A calibration kit also contains precise information about the behaviour of each calibration component and the measurement apparatus can use this information as part of the calibration routine.
FIG. 2 illustrates a conventional measurement apparatus such as a vector network analyzer VNA having a test port P to which two calibration components CC are connected during a calibration process. The calibration components or calibration standards used for calibration can be for instance an OPEN calibration standard, a SHORT calibration standard, a THROUGH calibration standard or a REFLECT calibration standard. To use a calibration standard or a calibration component for a VNA it is necessary that the VNA is informed about the characteristics of the respective calibration standard element. This data can comprise for instance coefficients for modelling effects of the capacity or geometric parameters such as cable length or S-parameter data. In a conventional VNA, the VNA has access to the characteristic data of the calibration standard components by means of a data carrier, a data sheet or the characteristic data is defined in a firmware of the measurement apparatus. FIG. 2 illustrates a memory stick such as an USB stick which is inserted into a data interface of the measurement apparatus. In the illustrated example, the memory stick USB stores the characteristic data of the calibration standard components CC used for the calibration of the measurement apparatus.
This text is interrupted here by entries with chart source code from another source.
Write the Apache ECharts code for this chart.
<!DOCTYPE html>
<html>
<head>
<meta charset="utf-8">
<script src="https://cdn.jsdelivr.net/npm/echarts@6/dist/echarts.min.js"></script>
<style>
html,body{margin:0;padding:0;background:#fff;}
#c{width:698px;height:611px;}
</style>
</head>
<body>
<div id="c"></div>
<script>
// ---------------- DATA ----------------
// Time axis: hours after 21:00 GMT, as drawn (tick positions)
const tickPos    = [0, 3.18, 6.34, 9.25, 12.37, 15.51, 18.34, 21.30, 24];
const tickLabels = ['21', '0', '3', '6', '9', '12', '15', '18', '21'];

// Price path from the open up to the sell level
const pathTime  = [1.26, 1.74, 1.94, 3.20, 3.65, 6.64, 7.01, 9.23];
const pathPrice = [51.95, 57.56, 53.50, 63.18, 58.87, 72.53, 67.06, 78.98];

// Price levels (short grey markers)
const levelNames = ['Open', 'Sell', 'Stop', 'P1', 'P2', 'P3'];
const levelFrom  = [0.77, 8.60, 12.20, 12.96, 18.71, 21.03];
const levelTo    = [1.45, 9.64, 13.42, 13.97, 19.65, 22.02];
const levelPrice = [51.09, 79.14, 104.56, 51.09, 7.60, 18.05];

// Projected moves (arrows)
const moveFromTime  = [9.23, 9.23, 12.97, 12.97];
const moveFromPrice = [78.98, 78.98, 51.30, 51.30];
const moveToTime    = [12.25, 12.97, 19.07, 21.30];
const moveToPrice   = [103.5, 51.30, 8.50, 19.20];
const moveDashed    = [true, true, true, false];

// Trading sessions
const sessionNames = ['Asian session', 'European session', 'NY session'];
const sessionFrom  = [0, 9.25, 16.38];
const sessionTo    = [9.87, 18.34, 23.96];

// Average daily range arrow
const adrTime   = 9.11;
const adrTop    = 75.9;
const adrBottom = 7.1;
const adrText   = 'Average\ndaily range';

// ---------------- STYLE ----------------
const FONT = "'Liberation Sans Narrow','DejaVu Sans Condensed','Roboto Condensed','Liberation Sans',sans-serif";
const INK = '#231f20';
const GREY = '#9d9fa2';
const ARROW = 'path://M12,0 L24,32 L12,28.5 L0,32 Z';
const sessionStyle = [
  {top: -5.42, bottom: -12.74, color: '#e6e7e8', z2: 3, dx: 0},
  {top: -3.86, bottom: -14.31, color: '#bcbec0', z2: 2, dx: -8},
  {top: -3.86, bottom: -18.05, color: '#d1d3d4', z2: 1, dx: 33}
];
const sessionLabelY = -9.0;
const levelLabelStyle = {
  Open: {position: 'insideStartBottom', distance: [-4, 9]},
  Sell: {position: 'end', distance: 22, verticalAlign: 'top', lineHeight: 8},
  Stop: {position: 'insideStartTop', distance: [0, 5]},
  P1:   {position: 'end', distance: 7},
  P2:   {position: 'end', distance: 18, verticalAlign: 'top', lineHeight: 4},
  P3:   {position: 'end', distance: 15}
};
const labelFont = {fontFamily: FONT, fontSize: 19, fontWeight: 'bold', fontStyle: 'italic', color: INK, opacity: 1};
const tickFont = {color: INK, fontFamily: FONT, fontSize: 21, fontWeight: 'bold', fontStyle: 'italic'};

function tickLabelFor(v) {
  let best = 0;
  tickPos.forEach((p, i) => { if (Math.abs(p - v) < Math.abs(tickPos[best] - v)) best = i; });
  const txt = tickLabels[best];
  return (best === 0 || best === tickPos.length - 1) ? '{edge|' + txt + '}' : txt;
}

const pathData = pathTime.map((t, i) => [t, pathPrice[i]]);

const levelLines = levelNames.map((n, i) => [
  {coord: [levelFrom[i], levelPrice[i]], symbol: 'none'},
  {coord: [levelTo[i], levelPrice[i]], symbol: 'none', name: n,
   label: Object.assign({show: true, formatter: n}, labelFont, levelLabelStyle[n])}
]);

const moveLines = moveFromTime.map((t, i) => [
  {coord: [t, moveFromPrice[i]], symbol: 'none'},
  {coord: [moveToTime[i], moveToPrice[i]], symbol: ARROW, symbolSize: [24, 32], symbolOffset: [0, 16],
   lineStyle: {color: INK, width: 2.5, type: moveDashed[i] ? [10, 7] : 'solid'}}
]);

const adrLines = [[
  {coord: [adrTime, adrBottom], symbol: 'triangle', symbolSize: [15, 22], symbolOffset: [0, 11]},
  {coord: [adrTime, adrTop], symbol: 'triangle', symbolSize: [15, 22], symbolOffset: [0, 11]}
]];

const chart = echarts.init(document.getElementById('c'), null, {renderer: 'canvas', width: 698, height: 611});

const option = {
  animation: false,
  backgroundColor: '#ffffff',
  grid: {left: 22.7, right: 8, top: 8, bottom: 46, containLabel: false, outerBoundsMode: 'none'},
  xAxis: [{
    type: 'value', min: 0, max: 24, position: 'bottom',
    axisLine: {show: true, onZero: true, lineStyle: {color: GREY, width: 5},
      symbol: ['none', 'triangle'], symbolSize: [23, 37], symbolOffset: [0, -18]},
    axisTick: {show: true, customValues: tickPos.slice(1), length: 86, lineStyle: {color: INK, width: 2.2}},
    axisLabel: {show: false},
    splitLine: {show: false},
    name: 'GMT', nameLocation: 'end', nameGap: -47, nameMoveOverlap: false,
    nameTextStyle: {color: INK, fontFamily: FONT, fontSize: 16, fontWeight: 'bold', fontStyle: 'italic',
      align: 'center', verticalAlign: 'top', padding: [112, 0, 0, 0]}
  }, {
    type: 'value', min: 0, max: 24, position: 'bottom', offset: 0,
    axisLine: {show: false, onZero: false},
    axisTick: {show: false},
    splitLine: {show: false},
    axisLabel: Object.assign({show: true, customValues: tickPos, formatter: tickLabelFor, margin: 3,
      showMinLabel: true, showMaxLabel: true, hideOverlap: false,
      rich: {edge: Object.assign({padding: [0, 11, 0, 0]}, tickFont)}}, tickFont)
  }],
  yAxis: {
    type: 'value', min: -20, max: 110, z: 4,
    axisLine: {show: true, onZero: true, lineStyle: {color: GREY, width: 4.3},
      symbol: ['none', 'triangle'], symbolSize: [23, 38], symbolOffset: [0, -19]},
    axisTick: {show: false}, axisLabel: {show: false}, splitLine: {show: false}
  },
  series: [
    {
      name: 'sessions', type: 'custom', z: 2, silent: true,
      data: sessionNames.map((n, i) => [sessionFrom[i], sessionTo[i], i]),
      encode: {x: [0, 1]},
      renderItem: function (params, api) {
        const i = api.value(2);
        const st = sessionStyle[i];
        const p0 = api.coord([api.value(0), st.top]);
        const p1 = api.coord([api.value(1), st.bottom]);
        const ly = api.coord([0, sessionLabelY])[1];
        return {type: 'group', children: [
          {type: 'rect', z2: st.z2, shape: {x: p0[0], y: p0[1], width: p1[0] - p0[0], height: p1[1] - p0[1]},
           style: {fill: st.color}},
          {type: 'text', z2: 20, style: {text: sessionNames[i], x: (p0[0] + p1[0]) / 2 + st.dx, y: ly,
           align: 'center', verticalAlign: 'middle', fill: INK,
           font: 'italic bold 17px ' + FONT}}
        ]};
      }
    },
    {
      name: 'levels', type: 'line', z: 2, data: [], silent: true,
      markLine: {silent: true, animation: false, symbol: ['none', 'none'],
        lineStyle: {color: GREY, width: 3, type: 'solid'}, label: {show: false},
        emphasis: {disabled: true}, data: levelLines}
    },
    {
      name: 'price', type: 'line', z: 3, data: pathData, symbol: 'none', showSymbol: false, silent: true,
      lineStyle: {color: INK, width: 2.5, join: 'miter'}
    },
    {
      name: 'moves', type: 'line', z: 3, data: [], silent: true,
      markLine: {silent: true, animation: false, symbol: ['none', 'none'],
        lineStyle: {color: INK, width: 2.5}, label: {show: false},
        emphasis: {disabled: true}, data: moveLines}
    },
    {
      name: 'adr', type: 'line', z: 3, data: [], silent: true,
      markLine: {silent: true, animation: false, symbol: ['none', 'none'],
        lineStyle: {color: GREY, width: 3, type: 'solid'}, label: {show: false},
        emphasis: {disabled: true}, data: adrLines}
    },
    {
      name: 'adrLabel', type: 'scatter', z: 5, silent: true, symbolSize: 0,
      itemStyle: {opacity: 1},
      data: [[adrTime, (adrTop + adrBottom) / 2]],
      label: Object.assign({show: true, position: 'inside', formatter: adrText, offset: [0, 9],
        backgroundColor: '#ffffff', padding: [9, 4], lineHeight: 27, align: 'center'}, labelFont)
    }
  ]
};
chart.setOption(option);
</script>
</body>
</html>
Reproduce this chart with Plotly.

However, this conventional way of providing the characteristic data of a measurement accessory device such as a calibration standard component has several disadvantages. It can happen that a user or engineer performing the calibration uses the wrong memory stick carrying calibration data of other calibration standard components not used in the calibration setup. Further, it can happen that a data carrier such as a memory stick storing the characteristic data of a measurement accessory device cannot be found and has to be searched for or gets completely lost. In a conventional calibration set-up as illustrated in FIG. 2, there is no security check whether the measurement apparatus uses the correct characteristic data for the respective calibration standard components. A not-experienced user or engineer may not recognize that the characteristic data does not match the used calibration standard components which leads to erroneous measurement results when measuring a device under test DUT by the measurement apparatus.
Accordingly, there is the need to overcome the above-mentioned disadvantages and to facilitate a calibration and/or measurement process.